En la ya icónica Mean girls (2004), Lindsay Lohan interpretaba a una chica que, después de haber vivido en África durante años con los padres, que la habían educado en casa, se mudaba a Estados Unidos y llegaba por primera vez a una jungla de otro tipo: la del secundario. El pasado en África funcionaba perfecto como hipérbole de la inadaptación que en general caracteriza a lxs protagonistas de comedias de secundario, y la chica de Mean girls aprendía a capitalizar esa cualidad diferente que le otorgaba ser una nerd y haber crecido en la ignorancia total de las complicadísimas reglas de la adolescencia en comunidad. Ahora imagínense una cruza entre ese personaje y Dora la exploradora, la serie animada de Nickelodeon, y tendrán una idea aproximada de lo que es Dora y la ciudad perdida. La combinación suena improbable y arriesgada y sí, lo es; Dora la exploradora era un dibujo animado destinado a niñxs en edad preescolar que desde 1990 y durante veinte años trató de involucrarlxs en ese tipo de respuesta automática que se denomina “interacción”. El argumento era simple: Dora Márquez, de 7 años, tenía en cada capítulo una aventura que consistía en buscar un objeto ayudada de su mapa, su mochila y sus animales amigxs. Pocas cosas se sabían sobre la vida de la protagonista, pero sí que era “latina”, así, sin otro particular —y claramente, por lo tanto, una especie de representación de lo que se imagina por latinidad desde Estados Unidos-.

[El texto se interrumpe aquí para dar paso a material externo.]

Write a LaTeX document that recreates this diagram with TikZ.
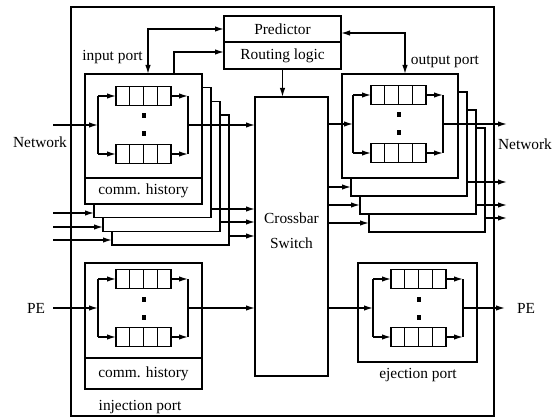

En la película dirigida por James Bobin (The Muppets y Muppets most wanted) y protagonizada por Isabela Moner, el contenido de la serie animada se ubica como una fantasía de Dora cuando era pequeña y jugaba en la selva con su primo Diego (hay una serie de chistes muy buenos al respecto al comienzo de la película). Hija de una pareja de arqueólogxs (Eva Longoria y Michael Peña), Dora se crió en libertad, la educaron en casa y desconoce la vida en las ciudades hasta que, a los 16 años, una misión de sus padres especialmente delicada en busca de la ciudad perdida de Parapata no les deja otra opción que mandarla a Los Ángeles, a la casa de sus tíxs. La gracia de la primera parte de la película es el contraste entre la profunda ingenuidad de Dora, cuyo núcleo se mantiene fiel a la pequeñita sonriente y de cara redonda de la serie de Nickelodeon, y el mundo “real” de la ciudad, cargado en este caso con todo el escepticismo del universo adolescente.

Isabela Moner hace buena comedia a partir de ese choque, y también asoma un comentario ácido sobre la propia sociedad norteamericana: en su primer día de colegio, le confiscan el contenido de la mochila frente al detector de metales (instalados para prevenir tiroteos en los colegios) porque los elementos de supervivencia que lleva se consideran sospechosos. Pero esa es toda la concesión al mundo real que está dispuesta a hacer la película; por lo demás, en esa escuela multirracial donde nadie parece hacer distinciones entre blancos y latinos, todo es fantasía, especialmente desde el momento en que Dora y tres de sus compañerxs son secuestrados y llevados a la selva para tratar de encontrar a los padres de la chica. Ahí comienza una especie de Indiana Jones y el Templo de la Perdición en versión para pequeñitxs protagonizado por una chica, que guiará a sus amigxs a través de la selva. Aunque lo cierto es que cualquiera de las Indiana Jones era también para niñxs, o al menos pertenecía a ese tipo de películas que podían mirar personas de distintas edades; la película de Dora, por su parte, queda tironeada entre el público de jardín de infantes al que apunta la serie en que se basa y el más amplio al que evidentemente intentan venderla y, si bien es entretenida, está muy lejos de los clásicos para todas las edades que duran mucho más que su propia campaña publicitaria.